By Prudence Arobani
The U.S. says Nigeria’s 2019 general election and a peaceful transition, remained its major priority in view of the country’s strategic position in the region.
The U.S. Department of State said during a background briefing on the first trip of Secretary of State Rex Tillerson to Africa, monitored by the News Agency of Nigeria in New York.
Tillerson would meet with Nigeria’s President Muhammadu Buhari and other top government functionaries, and also leaders of Chad, Djibouti, Ethiopia and Kenya during his travels from Tuesday, March 6 to 13.
The department said over two decades ago, the number of countries in Africa with really democratically elected governments were really very few – only three or four.
It said, however, now we had over two dozen African countries with democratically elected governments and which are hopefully not going to have transitions in government through coup d’etats and other illegal methods.

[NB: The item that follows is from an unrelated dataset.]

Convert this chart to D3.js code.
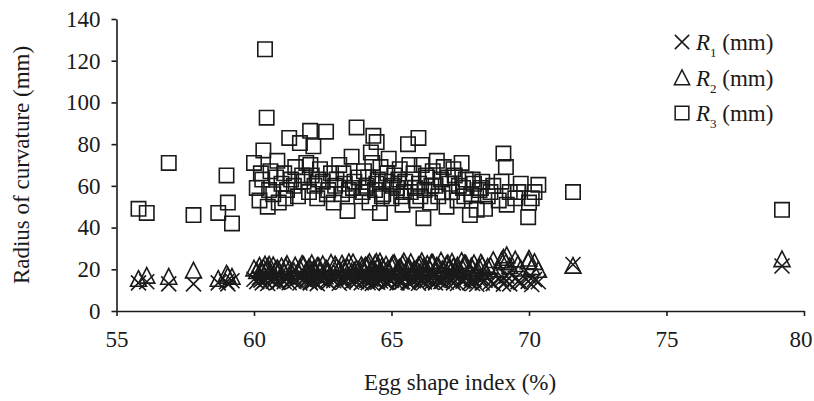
<!DOCTYPE html>
<html>
<head>
<meta charset="utf-8">
<script src="https://cdn.jsdelivr.net/npm/d3@7"></script>
<style>
  html, body { margin: 0; padding: 0; background: #fff; }
  svg { display: block; }
  text { font-family: "Liberation Serif", "Times New Roman", serif; fill: #1a1a1a; }
</style>
</head>
<body>
<div id="chart"></div>
<script>
// egg shape index (%) of each egg, and its three radii of curvature (mm)
const esi = [
  55.8, 56.1, 56.9, 57.8, 58.7, 59.0, 59.05, 59.2,
  60.0, 60.1, 60.2, 60.3, 60.34, 60.4, 60.46, 60.5, 60.6, 60.7,
  60.8, 60.9, 61.0, 61.1, 61.2, 61.28, 61.35, 61.5, 61.6, 61.67,
  61.8, 61.9, 62.0, 62.04, 62.1, 62.16, 62.2, 62.3, 62.4, 62.5,
  62.62, 62.7, 62.8, 62.9, 63.0, 63.1, 63.2, 63.3, 63.4, 63.55,
  63.6, 63.73, 63.8, 63.9, 64.0, 64.1, 64.2, 64.3, 64.34, 64.4,
  64.46, 64.5, 64.58, 64.6, 64.7, 64.8, 64.9, 65.0, 65.1, 65.2,
  65.3, 65.4, 65.5, 65.6, 65.7, 65.8, 65.9, 65.98, 66.0, 66.1,
  66.16, 66.2, 66.3, 66.4, 66.5, 66.6, 66.7, 66.8, 66.9, 67.0,
  67.1, 67.2, 67.3, 67.4, 67.55, 67.6, 67.7, 67.85, 67.9, 68.0,
  68.1, 68.2, 68.3, 68.4, 68.5, 68.7, 68.9, 69.07, 69.16, 69.19,
  69.3, 69.5, 69.7, 69.97, 70.0, 70.1, 70.2, 70.34,
  60.25, 60.55, 60.85, 61.15, 61.45, 61.75, 62.05, 62.35, 62.65, 62.95,
  63.25, 63.45, 63.65, 63.95, 64.15, 64.25, 64.45, 64.65, 64.85, 65.05,
  65.25, 65.45, 65.65, 65.85, 66.05, 66.25, 66.45, 66.65, 66.85, 67.05,
  67.25, 67.45, 67.65, 67.95, 68.25, 68.6, 69.0, 69.6, 64.05, 65.35,
  71.6, 79.2
];
const r1 = [
  13.5, 14.0, 13.0, 13.0, 13.5, 14.0, 13.0, 14.5,
  15.2, 14.1, 16.0, 13.5, 15.8, 14.6, 16.4, 13.2, 15.0, 14.3,
  16.8, 13.9, 15.5, 14.0, 16.2, 13.6, 15.1, 14.7, 16.5, 13.4,
  15.3, 14.4, 16.1, 13.8, 15.6, 14.2, 16.9, 13.1, 15.4, 14.8,
  16.3, 13.7, 15.9, 14.5, 16.6, 13.3, 15.2, 14.9, 17.1, 13.9,
  15.7, 14.1, 16.4, 13.5, 15.0, 14.6, 16.7, 13.2, 15.5, 14.3,
  16.0, 13.8, 15.8, 14.4, 17.0, 13.6, 15.3, 14.7, 16.2, 13.4,
  15.6, 14.0, 16.8, 13.7, 15.1, 14.5, 16.5, 13.3, 15.9, 14.2,
  16.1, 13.9, 15.4, 14.8, 16.9, 13.5, 15.7, 14.1, 16.3, 13.8,
  15.2, 14.6, 16.6, 13.2, 15.0, 14.3, 16.0, 13.6, 15.5, 14.9,
  12.8, 15.8, 13.4, 14.7, 16.2, 13.1, 15.3, 12.9, 14.4, 16.7,
  13.0, 15.6, 13.7, 14.2, 16.4, 12.7, 15.1, 14.0,
  14.8, 16.3, 13.7, 15.9, 14.2, 16.6, 13.5, 15.7, 14.4, 16.0,
  13.9, 15.4, 14.7, 16.5, 13.6, 15.2, 14.0, 16.2, 13.8, 15.6,
  14.5, 16.8, 13.4, 15.3, 14.9, 16.4, 13.7, 15.0, 14.3, 16.1,
  13.5, 15.8, 14.6, 13.2, 15.4, 13.9, 15.0, 14.1, 15.5, 13.9,
  22.3, 21.6
];
const r2 = [
  15.5, 17.0, 16.5, 19.5, 15.5, 18.0, 17.0, 16.5,
  20.5, 19.2, 21.8, 18.6, 20.9, 22.4, 19.5, 21.2, 18.9, 22.0,
  20.1, 19.7, 21.5, 18.4, 22.6, 20.3, 19.0, 21.9, 18.8, 20.7,
  22.2, 19.4, 21.1, 18.5, 23.0, 20.0, 19.3, 21.7, 18.7, 22.5,
  20.6, 19.1, 23.2, 18.3, 21.3, 20.2, 22.8, 19.6, 21.0, 18.9,
  23.4, 20.4, 19.8, 22.1, 18.6, 21.6, 23.6, 19.9, 20.8, 22.9,
  18.2, 21.4, 23.8, 19.2, 20.5, 22.3, 18.8, 21.8, 23.1, 19.5,
  20.9, 22.7, 18.4, 21.2, 23.5, 19.7, 20.3, 22.0, 18.7, 24.0,
  21.0, 19.4, 22.6, 20.1, 23.3, 18.9, 21.7, 24.2, 19.6, 22.4,
  20.6, 23.7, 19.0, 21.9, 24.1, 20.2, 22.8, 19.3, 21.5, 23.0,
  18.5, 20.8, 22.2, 19.1, 21.3, 24.5, 20.0, 25.6, 23.4, 26.8,
  21.6, 24.8, 20.4, 23.9, 25.2, 21.1, 23.6, 19.8,
  19.8, 22.3, 20.6, 21.4, 19.1, 22.7, 20.2, 21.6, 19.6, 22.4,
  20.8, 23.5, 19.4, 21.2, 22.6, 20.0, 23.7, 21.5, 19.9, 22.8,
  20.4, 23.9, 21.0, 19.3, 22.5, 20.7, 23.2, 21.8, 20.1, 23.0,
  21.4, 19.7, 22.9, 20.5, 23.3, 21.7, 24.3, 22.6, 21.9, 20.6,
  21.8, 24.9
];
const r3 = [
  49, 47, 71, 46, 47, 65, 52, 42,
  71, 59, 53, 63, 77, 125.5, 92.7, 50, 67, 56,
  64, 52, 61, 66, 58, 83, 63, 69, 55, 80.5,
  62, 71, 57, 86.4, 65, 79, 60, 54, 68, 62,
  86, 58, 66, 52, 63, 70, 56, 61, 48, 74,
  59, 88, 64, 55, 67, 60, 52, 71, 84, 58,
  81, 63, 47, 69, 56, 62, 73, 54, 65, 59,
  68, 51, 62, 80, 57, 66, 53, 83, 61, 70,
  44.5, 58, 64, 52, 67, 60, 55, 63, 69, 50,
  61, 57, 65, 53, 71, 59, 63, 46, 56, 61,
  48.5, 58, 62, 49, 55, 60, 53, 75.5, 69, 51,
  57, 54, 61, 45, 52, 54, 57, 60.5,
  66, 58, 72, 54, 60, 65, 70, 63, 56, 60,
  66, 58, 62, 57, 64, 76, 61, 55, 66, 60,
  63, 57, 70, 59, 55, 65, 60, 72, 57, 64,
  68, 60, 55, 63, 59, 57, 62, 57, 59, 55,
  57, 48.5
];

const xTicks = [55, 60, 65, 70, 75, 80];
const yTicks = [0, 20, 40, 60, 80, 100, 120, 140];
const seriesNames = ['1', '2', '3'];   // subscripts of R in the legend

const W = 814, H = 401;
const ink = '#1a1a1a';

const svg = d3.select('#chart').append('svg')
  .attr('width', W).attr('height', H)
  .attr('viewBox', `0 0 ${W} ${H}`);

const x = d3.scaleLinear().domain([55, 80]).range([116.5, 804]);
const y = d3.scaleLinear().domain([0, 140]).range([311, 19]);

// marker shapes, centred on 0,0
const sq = 7.2;
const squarePath = `M${-sq},${-sq}H${sq}V${sq}H${-sq}Z`;
const tri = 8;
const trianglePath = `M0,${-tri}L${tri},${tri * 0.95}L${-tri},${tri * 0.95}Z`;
const cr = 7.5;
const crossPath = `M${-cr},${-cr}L${cr},${cr}M${cr},${-cr}L${-cr},${cr}`;
const shapes = [crossPath, trianglePath, squarePath];

const series = [r1, r2, r3];

// axes
const yAxis = svg.append('g')
  .attr('transform', `translate(${x(55)},0)`)
  .call(d3.axisLeft(y).tickValues(yTicks).tickSize(5).tickSizeOuter(0).tickPadding(11));
const xAxis = svg.append('g')
  .attr('transform', `translate(0,${y(0)})`)
  .call(d3.axisBottom(x).tickValues(xTicks).tickSize(5).tickSizeOuter(0).tickPadding(15));

[xAxis, yAxis].forEach(g => {
  g.select('.domain').attr('stroke', ink).attr('stroke-width', 1.6);
  g.selectAll('.tick line').attr('stroke', ink).attr('stroke-width', 1.6);
  g.selectAll('.tick text')
    .attr('fill', ink)
    .attr('font-family', '"Liberation Serif", "Times New Roman", serif')
    .attr('font-size', 23);
});
// last x label sits flush with the right edge, as in the plate
xAxis.selectAll('.tick text')
  .filter(d => d === 80)
  .attr('text-anchor', 'end')
  .attr('x', 8);

// points
series.forEach((vals, s) => {
  svg.append('g')
    .selectAll('path')
    .data(esi.map((e, i) => [e, vals[i]]))
    .join('path')
    .attr('d', shapes[s])
    .attr('transform', d => `translate(${x(d[0])},${y(d[1])})`)
    .attr('fill', 'none')
    .attr('stroke', ink)
    .attr('stroke-width', 1.6)
    .attr('stroke-linejoin', 'miter');
});

// axis titles
svg.append('text')
  .attr('x', 460).attr('y', 390)
  .attr('text-anchor', 'middle')
  .attr('font-size', 23)
  .text('Egg shape index (%)');

svg.append('text')
  .attr('transform', 'translate(29,165) rotate(-90)')
  .attr('text-anchor', 'middle')
  .attr('font-size', 23)
  .text('Radius of curvature (mm)');

// legend
const legend = svg.append('g').attr('transform', 'translate(682,0)');
seriesNames.forEach((n, i) => {
  const cy = 42 + i * 35.5;
  const scale = 0.95;
  legend.append('path')
    .attr('d', shapes[i])
    .attr('transform', `translate(0,${cy}) scale(${scale})`)
    .attr('fill', 'none')
    .attr('stroke', ink)
    .attr('stroke-width', 1.6);
  const t = legend.append('text')
    .attr('x', 14).attr('y', cy + 8)
    .attr('font-size', 23);
  t.append('tspan').attr('font-style', 'italic').text('R');
  t.append('tspan').attr('font-size', 13).attr('dy', 7).text(n);
  t.append('tspan').attr('dy', -7).text(' (mm)');
});
</script>
</body>
</html>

“As we look at the 20 elections, obviously Nigeria, though it’s not this year – it’s going to be next year – that really is a major priority focus, because that’s going to be the third most populous country in the world by 2050.
“It has really very complex political issues and ethnic and tribal issues and security issues,
“And that’s an area that we really are focusing on how to do a peaceful transition, a democratic transition, but more important is how to hold governments accountable to the people,” the state department said.
The department explained that obviously, a lot of those African countries were still fragile democracies and the U.S. was trying to strengthen them.
The U.S. commended the most recent elections in Liberia, saying it was the first open, fair, and peaceful transition of government in over 75 years, saying that is a good thing.
It regretted what it called the “horrendous rule of Charles Taylor and the degradation of the institutions there, but now they’re building, and I think with the election of George Weah that’s going to be a positive thing”.
The U.S. also noted the election of Nana Akufo-Addo in Ghana, Alassane Ouattara in Cote d’Ivoire and Macky Sall in Senegal, describing them as positive developments.
It said, however, that Ethiopia remained a challenge for the U.S. and a focus for it as well and an opportunity.
The U.S. explained that it was looking at trying to build institutions, really strengthen institutions, and also have peaceful transitions and hold governments accountable to the people in Ethiopia.
It said it was also looking at how it could have reconciliation and dialogues between all of the different groups – the Oromos, the Amharas, the Tigrays, and also in Kenya with the opposition and with the ruling government.
Accordingly, the department said building strong institutions and holding governments accountable are some of the things that are certainly going to be the subjects of discussion during Tillerson’s trip.
“How do we advance political and economic reforms that will help in the transition process? Those are issues too that we’re working on in Zimbabwe with the transition between Robert Mugabe and Emmerson Mnangagwa.
“And also we’re looking hopefully at South Africa with the election of Cyril Ramaphosa from Jacob Zuma and seeing how that’s going to transition,” the state department said.